**TASK GOAL**
Don't include pictures. Quote the lines below from the first through the line that contains "const gridColor = '#d6d6d6';".

**MATERIAL**
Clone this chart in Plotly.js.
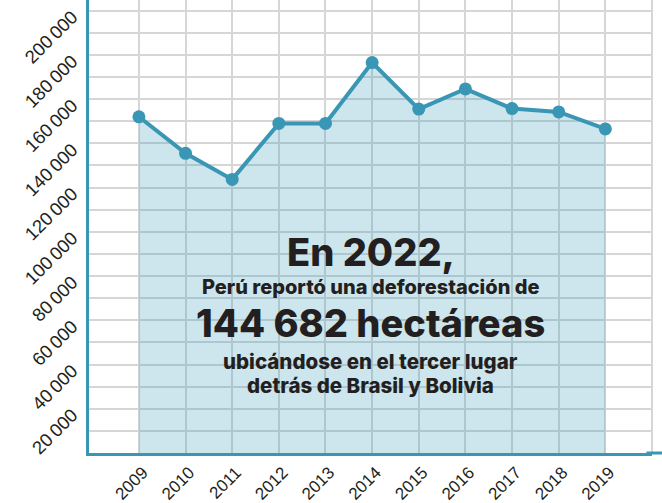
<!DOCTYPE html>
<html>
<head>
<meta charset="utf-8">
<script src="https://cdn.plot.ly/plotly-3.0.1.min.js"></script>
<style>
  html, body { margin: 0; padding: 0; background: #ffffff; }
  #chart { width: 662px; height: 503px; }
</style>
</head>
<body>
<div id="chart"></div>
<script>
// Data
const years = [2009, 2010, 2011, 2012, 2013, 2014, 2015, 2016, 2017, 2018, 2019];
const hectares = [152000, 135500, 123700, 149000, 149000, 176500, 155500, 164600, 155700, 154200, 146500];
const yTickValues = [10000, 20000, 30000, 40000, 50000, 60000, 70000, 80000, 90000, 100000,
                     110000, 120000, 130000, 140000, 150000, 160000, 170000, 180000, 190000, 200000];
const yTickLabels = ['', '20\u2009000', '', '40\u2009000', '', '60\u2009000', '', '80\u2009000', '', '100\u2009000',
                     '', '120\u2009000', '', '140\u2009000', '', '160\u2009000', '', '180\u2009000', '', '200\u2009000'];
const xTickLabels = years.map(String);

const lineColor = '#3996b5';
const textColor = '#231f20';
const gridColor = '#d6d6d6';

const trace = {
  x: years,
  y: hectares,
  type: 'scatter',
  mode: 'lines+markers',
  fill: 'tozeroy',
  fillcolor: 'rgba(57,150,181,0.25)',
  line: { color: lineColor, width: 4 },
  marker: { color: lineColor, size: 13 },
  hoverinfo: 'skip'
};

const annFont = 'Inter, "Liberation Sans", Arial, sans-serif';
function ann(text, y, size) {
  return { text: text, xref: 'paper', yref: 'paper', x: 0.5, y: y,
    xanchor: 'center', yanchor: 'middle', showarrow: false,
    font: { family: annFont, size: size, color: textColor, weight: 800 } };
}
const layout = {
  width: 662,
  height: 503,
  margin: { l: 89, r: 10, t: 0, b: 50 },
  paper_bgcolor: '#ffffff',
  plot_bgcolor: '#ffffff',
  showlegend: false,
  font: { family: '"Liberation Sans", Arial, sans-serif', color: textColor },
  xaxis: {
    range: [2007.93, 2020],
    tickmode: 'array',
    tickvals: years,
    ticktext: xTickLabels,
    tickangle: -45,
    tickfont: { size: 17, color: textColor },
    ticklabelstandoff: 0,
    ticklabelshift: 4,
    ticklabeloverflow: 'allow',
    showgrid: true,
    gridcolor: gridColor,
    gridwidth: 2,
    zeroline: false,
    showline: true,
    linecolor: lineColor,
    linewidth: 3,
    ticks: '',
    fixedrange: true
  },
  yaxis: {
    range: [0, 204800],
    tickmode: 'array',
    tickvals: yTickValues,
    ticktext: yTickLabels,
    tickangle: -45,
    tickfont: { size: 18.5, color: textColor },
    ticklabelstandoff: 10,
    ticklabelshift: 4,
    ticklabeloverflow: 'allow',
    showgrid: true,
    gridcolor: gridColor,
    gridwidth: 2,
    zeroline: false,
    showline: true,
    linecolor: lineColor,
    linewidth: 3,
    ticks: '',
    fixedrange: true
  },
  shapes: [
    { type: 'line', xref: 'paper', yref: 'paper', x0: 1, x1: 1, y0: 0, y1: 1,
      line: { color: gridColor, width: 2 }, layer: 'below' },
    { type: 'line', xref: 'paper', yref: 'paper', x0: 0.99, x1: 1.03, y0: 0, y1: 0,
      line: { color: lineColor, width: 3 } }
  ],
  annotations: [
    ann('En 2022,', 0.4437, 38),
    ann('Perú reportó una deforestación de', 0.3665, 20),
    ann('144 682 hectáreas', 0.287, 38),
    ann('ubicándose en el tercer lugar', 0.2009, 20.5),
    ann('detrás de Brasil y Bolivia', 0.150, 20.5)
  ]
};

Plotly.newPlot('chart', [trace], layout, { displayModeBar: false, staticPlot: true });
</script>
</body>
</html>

**TASK OUTPUT**
Clone this chart in Plotly.js.
<!DOCTYPE html>
<html>
<head>
<meta charset="utf-8">
<script src="https://cdn.plot.ly/plotly-3.0.1.min.js"></script>
<style>
  html, body { margin: 0; padding: 0; background: #ffffff; }
  #chart { width: 662px; height: 503px; }
</style>
</head>
<body>
<div id="chart"></div>
<script>
// Data
const years = [2009, 2010, 2011, 2012, 2013, 2014, 2015, 2016, 2017, 2018, 2019];
const hectares = [152000, 135500, 123700, 149000, 149000, 176500, 155500, 164600, 155700, 154200, 146500];
const yTickValues = [10000, 20000, 30000, 40000, 50000, 60000, 70000, 80000, 90000, 100000,
                     110000, 120000, 130000, 140000, 150000, 160000, 170000, 180000, 190000, 200000];
const yTickLabels = ['', '20\u2009000', '', '40\u2009000', '', '60\u2009000', '', '80\u2009000', '', '100\u2009000',
                     '', '120\u2009000', '', '140\u2009000', '', '160\u2009000', '', '180\u2009000', '', '200\u2009000'];
const xTickLabels = years.map(String);

const lineColor = '#3996b5';
const textColor = '#231f20';
const gridColor = '#d6d6d6';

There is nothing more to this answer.